== EXTRACTED DATA

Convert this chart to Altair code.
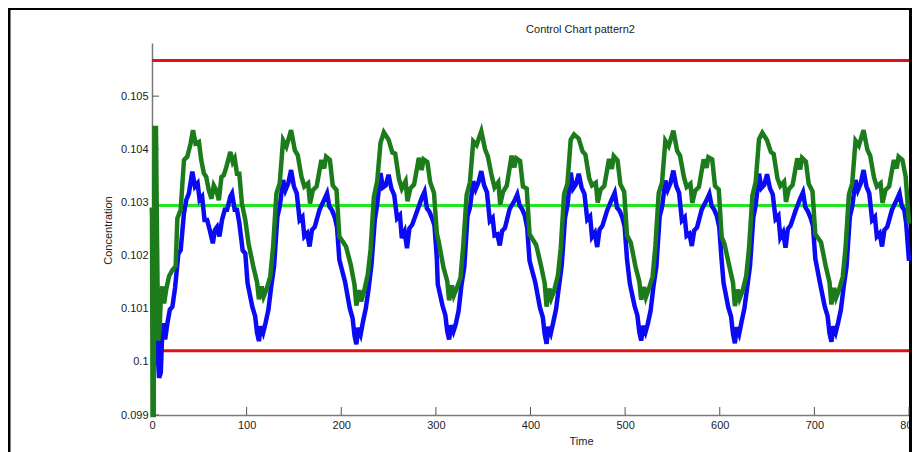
import altair as alt
import pandas as pd

# ---------------- text / ticks ----------------
title_text = "Control Chart pattern2"
x_title = "Time"
y_title = "Concentration"
x_ticks = [0, 100, 200, 300, 400, 500, 600, 700, 800]
y_ticks = [0.099, 0.1, 0.101, 0.102, 0.103, 0.104, 0.105]

# ---------------- control limits ----------------
limit_names = ["UCL", "CL", "LCL"]
limit_values = [0.10567, 0.10294, 0.10021]
limit_colors = ["#e01212", "#22e622", "#e01212"]
limit_start = [0, 0, 0]
limit_end = [800, 800, 800]

# ---------------- series 1 (dark green) ----------------
green_t = [
    0, 0.6, 1.8, 2.6, 4.2, 5.2, 6.5, 8, 9.5, 11, 12.8, 15, 18, 21.6, 25, 26.8, 30.3, 33.8, 37.3, 40.8,
    43.3, 46, 49.6, 52, 54.8, 57.3, 60, 62.9, 65.3, 68, 70.6, 73.4, 75.8, 78.6, 82.8, 85.3, 87.4, 89.8, 92.3, 95, 98.6,
    102, 107, 111, 113, 116, 118, 121, 125, 128, 131.5, 135, 138.5, 142, 147, 151, 154, 158, 161, 165, 167,
    170, 174, 179, 182, 184, 188, 191, 195, 198,
    205, 210, 214, 216, 219, 221, 224, 228, 231, 234.5, 238, 241.5, 245, 250, 254, 257, 261, 264, 268, 270,
    273, 277, 282, 285, 287, 291, 294, 298, 301,
    303, 308, 312, 314, 317, 319, 322, 326, 329, 332.5, 336, 339.5, 343, 348, 352, 355, 359, 362, 366, 368,
    371, 375, 380, 383, 385, 389, 392, 396, 399,
    406, 411, 415, 417, 420, 422, 425, 429, 432, 435.5, 439, 442.5, 446, 451, 455, 458, 462, 465, 469, 471,
    474, 478, 483, 486, 488, 492, 495, 499, 502,
    506, 511, 515, 517, 520, 522, 525, 529, 532, 535.5, 539, 542.5, 546, 551, 555, 558, 562, 565, 569, 571,
    574, 578, 583, 586, 588, 592, 595, 599, 602,
    605, 610, 614, 616, 619, 621, 624, 628, 631, 634.5, 638, 641.5, 645, 650, 654, 657, 661, 664, 668, 670,
    673, 677, 682, 685, 687, 691, 694, 698, 701,
    707, 712, 716, 718, 721, 723, 726, 730, 733, 736.5, 740, 743.5, 747, 752, 756, 759, 763, 766, 770, 772,
    775, 779, 784, 787, 789, 793, 796.5, 800,
]
green_v = [
    0.1029, 0.0990, 0.0990, 0.1044, 0.1044, 0.1025, 0.1004, 0.1006, 0.1013, 0.10142, 0.1011, 0.10136, 0.10161, 0.10173, 0.1018, 0.1027, 0.10286, 0.1038, 0.10386, 0.10411,
    0.10436, 0.10411, 0.10414, 0.1038, 0.10355, 0.10348, 0.10323, 0.10307, 0.10332, 0.10323, 0.10304, 0.10348, 0.10351, 0.10367, 0.10395, 0.10376, 0.10383, 0.10354, 0.10354, 0.10298, 0.10267,
    0.10223, 0.1018, 0.1015, 0.10118, 0.10142, 0.10123, 0.10136, 0.10161, 0.10217, 0.10317, 0.10336, 0.10417, 0.10405, 0.10436, 0.10398, 0.10389, 0.10348, 0.1033, 0.10336, 0.10298,
    0.10323, 0.1033, 0.1038, 0.10364, 0.10386, 0.1038, 0.10332, 0.10323, 0.10236,
    0.10217, 0.10183, 0.10145, 0.10106, 0.10135, 0.10114, 0.10132, 0.10164, 0.10211, 0.10311, 0.1034, 0.10412, 0.10432, 0.10418, 0.10394, 0.10392, 0.10344, 0.10326, 0.1034, 0.10302,
    0.10326, 0.10334, 0.10384, 0.10361, 0.10381, 0.10376, 0.10338, 0.10318, 0.10242,
    0.10226, 0.10178, 0.10152, 0.10116, 0.10144, 0.10125, 0.10138, 0.10158, 0.1022, 0.10314, 0.10338, 0.10415, 0.10408, 0.10434, 0.104, 0.10386, 0.1035, 0.10328, 0.10338, 0.10296,
    0.1032, 0.10332, 0.10388, 0.10366, 0.10383, 0.10378, 0.1033, 0.10326, 0.1024,
    0.1022, 0.10182, 0.10148, 0.10104, 0.10138, 0.1012, 0.10134, 0.10163, 0.10214, 0.10316, 0.10335, 0.10418, 0.10428, 0.1042, 0.10396, 0.1039, 0.10346, 0.10332, 0.10337, 0.103,
    0.10324, 0.10331, 0.10382, 0.10363, 0.10387, 0.10379, 0.10334, 0.1032, 0.10238,
    0.10224, 0.10179, 0.10151, 0.10117, 0.10141, 0.10122, 0.10137, 0.1016, 0.10218, 0.10318, 0.10337, 0.10416, 0.10406, 0.10435, 0.10397, 0.10388, 0.10349, 0.10329, 0.10335, 0.10299,
    0.10322, 0.10329, 0.10381, 0.10365, 0.10385, 0.10381, 0.10331, 0.10324, 0.10235,
    0.10222, 0.10181, 0.10149, 0.10105, 0.10136, 0.10119, 0.10133, 0.10162, 0.10215, 0.10313, 0.10339, 0.10419, 0.10431, 0.10417, 0.10395, 0.10391, 0.10345, 0.10331, 0.10339, 0.10301,
    0.10325, 0.10333, 0.10383, 0.10362, 0.10384, 0.10377, 0.10335, 0.10321, 0.1024,
    0.10225, 0.1018, 0.1015, 0.10108, 0.10139, 0.10121, 0.10135, 0.1016, 0.10216, 0.10315, 0.10336, 0.10416, 0.10407, 0.10436, 0.10399, 0.10388, 0.10347, 0.1033, 0.10336, 0.10299,
    0.10323, 0.1033, 0.1038, 0.10364, 0.10386, 0.1038, 0.10348, 0.1026,
]

# ---------------- series 2 (blue) ----------------
blue_t = [
    0, 1.5, 3.5, 5, 6.5, 7.5, 9.3, 10.5, 11.8, 13.9, 16.3, 18.8, 21.6, 24.4, 27.9, 30.3, 33.8, 36.3, 39, 42.6,
    45.4, 48.2, 50.3, 53, 55.5, 58.3, 61, 64.3, 66.4, 68.8, 71.3, 74, 76.9, 79.3, 82.8, 84.6, 87.4, 89.8, 92.3, 95.8, 98.6,
    101, 106, 109, 111, 113, 115, 117.5, 120, 123, 126, 129, 132.5, 135, 138.5, 141, 144, 147, 150, 153, 156,
    159, 161, 164, 166.5, 169, 172, 177, 182, 185, 187.5, 190, 193, 195.5, 198,
    204, 209, 212, 214, 216, 218, 220.5, 223, 226, 229, 232, 235.5, 238, 241.5, 244, 247, 250, 253, 256, 259,
    262, 264, 267, 269.5, 272, 275, 280, 285, 288, 290.5, 293, 296, 298.5, 301,
    302, 307, 310, 312, 314, 316, 318.5, 321, 324, 327, 330, 333.5, 336, 339.5, 342, 345, 348, 351, 354, 357,
    360, 362, 365, 367.5, 370, 373, 378, 383, 386, 388.5, 391, 394, 396.5, 399,
    405, 410, 413, 415, 417, 419, 421.5, 424, 427, 430, 433, 436.5, 439, 442.5, 445, 448, 451, 454, 457, 460,
    463, 465, 468, 470.5, 473, 476, 481, 486, 489, 491.5, 494, 497, 499.5, 502,
    505, 510, 513, 515, 517, 519, 521.5, 524, 527, 530, 533, 536.5, 539, 542.5, 545, 548, 551, 554, 557, 560,
    563, 565, 568, 570.5, 573, 576, 581, 586, 589, 591.5, 594, 597, 599.5, 602,
    604, 609, 612, 614, 616, 618, 620.5, 623, 626, 629, 632, 635.5, 638, 641.5, 644, 647, 650, 653, 656, 659,
    662, 664, 667, 669.5, 672, 675, 680, 685, 688, 690.5, 693, 696, 698.5, 701,
    706, 711, 714, 716, 718, 720, 722.5, 725, 728, 731, 734, 737.5, 740, 743.5, 746, 749, 752, 755, 758, 761,
    764, 766, 769, 771.5, 774, 777, 782, 787, 790, 792.5, 795, 797, 800,
]
blue_v = [
    0.1029, 0.1020, 0.1014, 0.1010, 0.1000, 0.0997, 0.0998, 0.1004, 0.10073, 0.10042, 0.10073, 0.10098, 0.10104, 0.1014, 0.10204, 0.1021, 0.1028, 0.10305, 0.10317, 0.10358,
    0.1033, 0.10336, 0.10305, 0.10311, 0.10267, 0.10267, 0.10248, 0.10223, 0.10248, 0.10254, 0.10236, 0.10267, 0.10286, 0.10286, 0.10311, 0.10317, 0.10286, 0.10286, 0.10261, 0.1021, 0.10204,
    0.10148, 0.10104, 0.10086, 0.10055, 0.10039, 0.10067, 0.10055, 0.10073, 0.10098, 0.10142, 0.1018, 0.10273, 0.10292, 0.10342, 0.10323, 0.10336, 0.10361, 0.1033, 0.10317, 0.10267,
    0.10273, 0.10236, 0.10242, 0.10217, 0.10248, 0.10254, 0.10286, 0.10305, 0.10317, 0.10292, 0.10286, 0.10273, 0.10254, 0.10192,
    0.10151, 0.10101, 0.10082, 0.1005, 0.10033, 0.10064, 0.10052, 0.10076, 0.10101, 0.10139, 0.10184, 0.10268, 0.10296, 0.10355, 0.10328, 0.10332, 0.10352, 0.10326, 0.10314, 0.1027,
    0.10276, 0.10233, 0.10245, 0.10214, 0.10251, 0.10258, 0.10283, 0.10308, 0.1032, 0.10289, 0.10283, 0.1027, 0.10257, 0.10195,
    0.10146, 0.10106, 0.10088, 0.10058, 0.10042, 0.10069, 0.10057, 0.10071, 0.10096, 0.10144, 0.10178, 0.10275, 0.1029, 0.1034, 0.10325, 0.10338, 0.10359, 0.10332, 0.10319, 0.10265,
    0.10271, 0.10238, 0.1024, 0.10219, 0.10246, 0.10252, 0.10288, 0.10303, 0.10315, 0.10294, 0.10288, 0.10275, 0.10252, 0.1019,
    0.1015, 0.10102, 0.10084, 0.10052, 0.10034, 0.10066, 0.10054, 0.10074, 0.10099, 0.10141, 0.10182, 0.10271, 0.10294, 0.10356, 0.10326, 0.10334, 0.10354, 0.10328, 0.10316, 0.10268,
    0.10274, 0.10235, 0.10243, 0.10216, 0.10249, 0.10256, 0.10285, 0.10306, 0.10318, 0.1029, 0.10285, 0.10272, 0.10255, 0.10193,
    0.10147, 0.10105, 0.10087, 0.10056, 0.1004, 0.10068, 0.10056, 0.10072, 0.10097, 0.10143, 0.10179, 0.10274, 0.10291, 0.10341, 0.10324, 0.10337, 0.1036, 0.10331, 0.10318, 0.10266,
    0.10272, 0.10237, 0.10241, 0.10218, 0.10247, 0.10253, 0.10287, 0.10304, 0.10316, 0.10293, 0.10287, 0.10274, 0.10253, 0.10191,
    0.10149, 0.10103, 0.10085, 0.10053, 0.10035, 0.10065, 0.10053, 0.10075, 0.101, 0.1014, 0.10181, 0.10272, 0.10295, 0.10354, 0.10327, 0.10333, 0.10353, 0.10327, 0.10315, 0.10269,
    0.10275, 0.10234, 0.10244, 0.10215, 0.1025, 0.10257, 0.10284, 0.10307, 0.10319, 0.10291, 0.10284, 0.10271, 0.10256, 0.10194,
    0.10148, 0.10104, 0.10086, 0.10054, 0.10038, 0.10067, 0.10055, 0.10073, 0.10098, 0.10142, 0.1018, 0.10273, 0.10292, 0.10342, 0.10323, 0.10336, 0.10361, 0.1033, 0.10317, 0.10267,
    0.10273, 0.10236, 0.10242, 0.10217, 0.10248, 0.10254, 0.10286, 0.10305, 0.10317, 0.10292, 0.10286, 0.10261, 0.1019,
]

# ---------------- build chart ----------------
FONT = "Liberation Sans"
TXT = "#222222"
W, H = 757, 372
PAD = {"left": 144, "top": 35, "right": 3, "bottom": 37}   # svg = 904 px wide: no shrinking

xs = alt.Scale(domain=[0, 800], nice=False, zero=False)
ys = alt.Scale(domain=[0.099, 0.106], nice=False, zero=False)

lim_df = pd.DataFrame({"name": limit_names, "v": limit_values, "c": limit_colors,
                       "t0": limit_start, "t1": limit_end})
green_df = pd.DataFrame({"t": green_t, "v": green_v})
blue_df = pd.DataFrame({"t": blue_t, "v": blue_v})
ytick_df = pd.DataFrame({"v": y_ticks})
xtick_df = pd.DataFrame({"t": x_ticks})

x_axis = alt.Axis(values=x_ticks, format="d", title=x_title, grid=False, ticks=False, tickSize=0,
                  domainColor="#7a7a7a", domainWidth=1.5, labelFont=FONT, labelFontSize=11,
                  labelColor=TXT, labelPadding=4, labelFlush=False, labelOverlap=False,
                  titleFont=FONT, titleFontSize=11, titleFontWeight="normal", titleColor=TXT,
                  titleX=429, titleY=26, titleAlign="center", titleBaseline="middle")
y_axis = alt.Axis(values=y_ticks, labelExpr="format(datum.value, '.3~f')", title=y_title,
                  grid=False, ticks=False, tickSize=0, domainColor="#7a7a7a", domainWidth=1.5,
                  labelFont=FONT, labelFontSize=11, labelColor=TXT, labelPadding=4,
                  labelFlush=False, labelOverlap=False,
                  titleFont=FONT, titleFontSize=11, titleFontWeight="normal", titleColor=TXT,
                  titleX=-44, titleY=187, titleAngle=270, titleAlign="center", titleBaseline="middle")

X = lambda f: alt.X(f, scale=xs, axis=x_axis)
Y = lambda f: alt.Y(f, scale=ys, axis=y_axis)

limits = alt.Chart(lim_df).mark_rule(strokeWidth=3).encode(
    x=X("t0:Q"),
    x2="t1:Q",
    y=Y("v:Q"),
    color=alt.Color("c:N", scale=None, legend=None),
)

blue_line = alt.Chart(blue_df).mark_line(strokeWidth=4.5, color="#0a0af5").encode(
    x=X("t:Q"), y=Y("v:Q"))
green_line = alt.Chart(green_df).mark_line(strokeWidth=4.5, color="#1c7c1c").encode(
    x=X("t:Q"), y=Y("v:Q"))

ytick_marks = alt.Chart(ytick_df).mark_rule(color="#555555", strokeWidth=1).encode(
    y=Y("v:Q"), x=alt.value(0), x2=alt.value(7))
xtick_marks = alt.Chart(xtick_df).mark_rule(color="#555555", strokeWidth=1).encode(
    x=X("t:Q"), y=alt.value(H), y2=alt.value(H - 8))

# decorative figure border (as in the reference screenshot)
frame = alt.Chart(pd.DataFrame({"a": [0]})).mark_rect(
    fill="white", fillOpacity=0, stroke="black", strokeWidth=3).encode(
    x=alt.value(-143), x2=alt.value(758.5), y=alt.value(-34.5), y2=alt.value(430))

chart = alt.layer(frame, limits, ytick_marks, xtick_marks, blue_line, green_line).properties(
    width=W, height=H,
    title=alt.TitleParams(text=title_text, font=FONT, fontSize=11, fontWeight="normal", color=TXT,
                          anchor="middle", frame="group", dx=50, offset=-28),
    autosize=alt.AutoSizeParams(type="none"),
    padding=PAD,
    background="white",
).configure_view(stroke=None)

chart.save("out.html", embed_options={"renderer": "svg", "actions": False})
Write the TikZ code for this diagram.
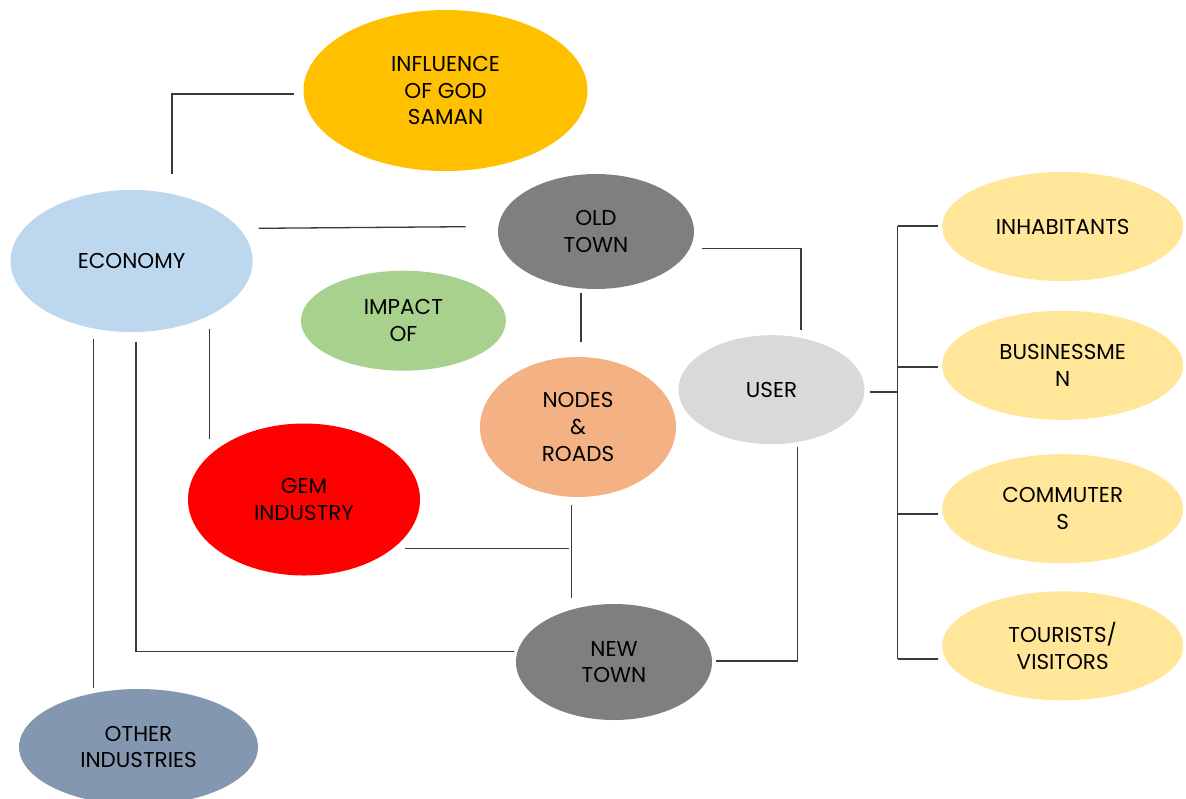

====

▸ **DIRECTIONS**:
From the first line above to the line containing "y_ticks = [0.099, 0.1, 0.101, 0.102, 0.103, 0.104, 0.105]", repeat each line exactly. Pictures stay out.

▸ **RESPONSE TO THE EXERCISE**:
Convert this chart to Altair code.
import altair as alt
import pandas as pd

# ---------------- text / ticks ----------------
title_text = "Control Chart pattern2"
x_title = "Time"
y_title = "Concentration"
x_ticks = [0, 100, 200, 300, 400, 500, 600, 700, 800]
y_ticks = [0.099, 0.1, 0.101, 0.102, 0.103, 0.104, 0.105]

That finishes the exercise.